Lumentum (NASDAQ:LITE) and Qualcomm (NASDAQ:QCOM) both provide essential components for smartphones. Lumentum produces 3D-sensing chips for advanced cameras, and Qualcomm is the world's largest producer of mobile chipsets, which bundle together CPUs, GPUs, and baseband modems for smartphone manufacturers.
Both stocks have generated impressive returns for long-term investors. Lumentum's stock has rallied nearly 400% over the past five years, while Qualcomm's stock has advanced over 250%. If we factor in reinvested dividends, Qualcomm generated a total return of more than 320%. But as we all know, past performance never guarantees future gains -- so let's take a fresh look at both chipmakers to see which is the better investment.
The differences between Lumentum and Qualcomm
Lumentum generated 90% of its revenue from its optical communications (OpComms) unit in fiscal 2020, which ended last June. This business sells optical chips to service providers and data center customers, as well as 3D-sensing chips for phones, cars, industrial machines, and 3D printers. The remaining 10% of its revenue came from its industrial laser unit, which sells lasers for manufacturing, inspection, and life science purposes.
Lumentum's top customer is Apple (NASDAQ:AAPL), which buys 3D sensing chips from its OpComms business. Orders from Apple accounted for 26% of Lumentum's sales last year.
Qualcomm generated more than three-quarters of its revenue from its chipmaking business in fiscal 2020, which ended last September. The rest mainly came from its licensing business, which earns a cut of every smartphone sold worldwide via its massive portfolio of wireless licenses. It generates most of its profits from its higher-margin licensing business, which often subsidizes the expansion of its lower-margin chipmaking unit.
Qualcomm's top customers are Apple, Oppo, Vivo, Samsung, Xiaomi, and Huawei, which each accounted for over 10% of its revenue last year. It previously faced revolts and lawsuits from several of those customers over its licensing fees, but those issues have been largely resolved. Qualcomm, unlike many other chipmakers, was also permitted to continue selling chips to blacklisted companies like Huawei via a special license.
Which chipmaker is growing faster?
Lumentum's revenue rose 7% to $1.68 billion last year, but that marked its slowest growth in four years as a 16% decline in laser revenue partly offset its 11% growth in OpComms revenue.
Lumentum's laser business had already been struggling with sluggish demand for its fiber lasers prior to the pandemic, and that slowdown intensified throughout the crisis as manufacturing plants shut down. Despite those challenges, Lumentum's adjusted earnings still rose 28% for the year as it cut costs and relied more heavily on higher-margin OpComms products.

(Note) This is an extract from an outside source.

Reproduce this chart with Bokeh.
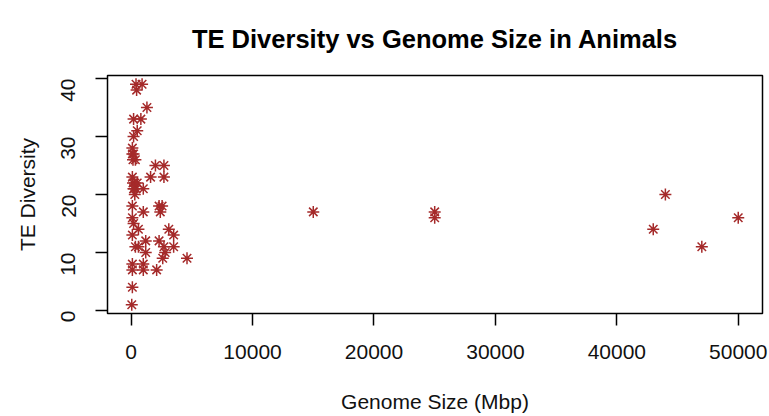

In the first quarter of 2021, Lumentum's revenue grew less than 1% year-over-year to $452.4 million as a 29% decline in laser sales offset its 3% growth in OpComms sales. However, its gross and operating margins continued expanding and boosted its adjusted earnings 24%.
Lumentum expects its revenue to rise 2%-6% year-over-year in the second quarter, and for its adjusted earnings to grow 11%-24%. Analysts expect its revenue and earnings to rise 7% and 14%, respectively, this year as both businesses stabilize and accelerating sales of new 5G phones -- especially Apple's iPhone 12 -- drive demand for its 3D-sensing chips.
Qualcomm's adjusted revenue rose 12% to $21.7 billion last year, with 13% growth at its chipmaking business and 10% growth at its licensing business, and its adjusted earnings grew 18%.
Qualcomm expects its revenue to rise 51%-70% year-over-year in the first quarter of 2021, as Apple and its other top customers roll out new 5G smartphones. The recovering auto market, which is buoying demand for 4G and 5G telematics chips, should complement that growth. At the end of 2020, Qualcomm revealed that its automotive design pipeline was worth about $8 billion -- up from nearly $6.5 billion at the beginning of the year.
Qualcomm expects its adjusted earnings to grow 97%-117% year-over-year during the first quarter. Analysts expect its revenue and earnings to rise 40% and 70%, respectively, for the full year.
The obvious winner: Qualcomm
Lumentum trades at just 16 times forward earnings, which is lower than Qualcomm's forward P/E ratio of 22. However, Lumentum trades at a lower multiple because investors expect its weaker laser business to partly offset the growth of its OpComms business for the foreseeable future.
Meanwhile, Qualcomm's stock remains surprisingly cheap relative to its growth potential. It's resolved most of the legal challenges, including its clashes with Apple and Huawei, that throttled its growth in the past. It also pays a decent forward yield of 1.6%, while Lumentum has never paid a dividend.
In short, investors can pick a stable chipmaker that is still burdened by a weaker business, or stick with a resurgent one that is firing on all cylinders. Therefore, I firmly believe Qualcomm will outperform Lumentum this year.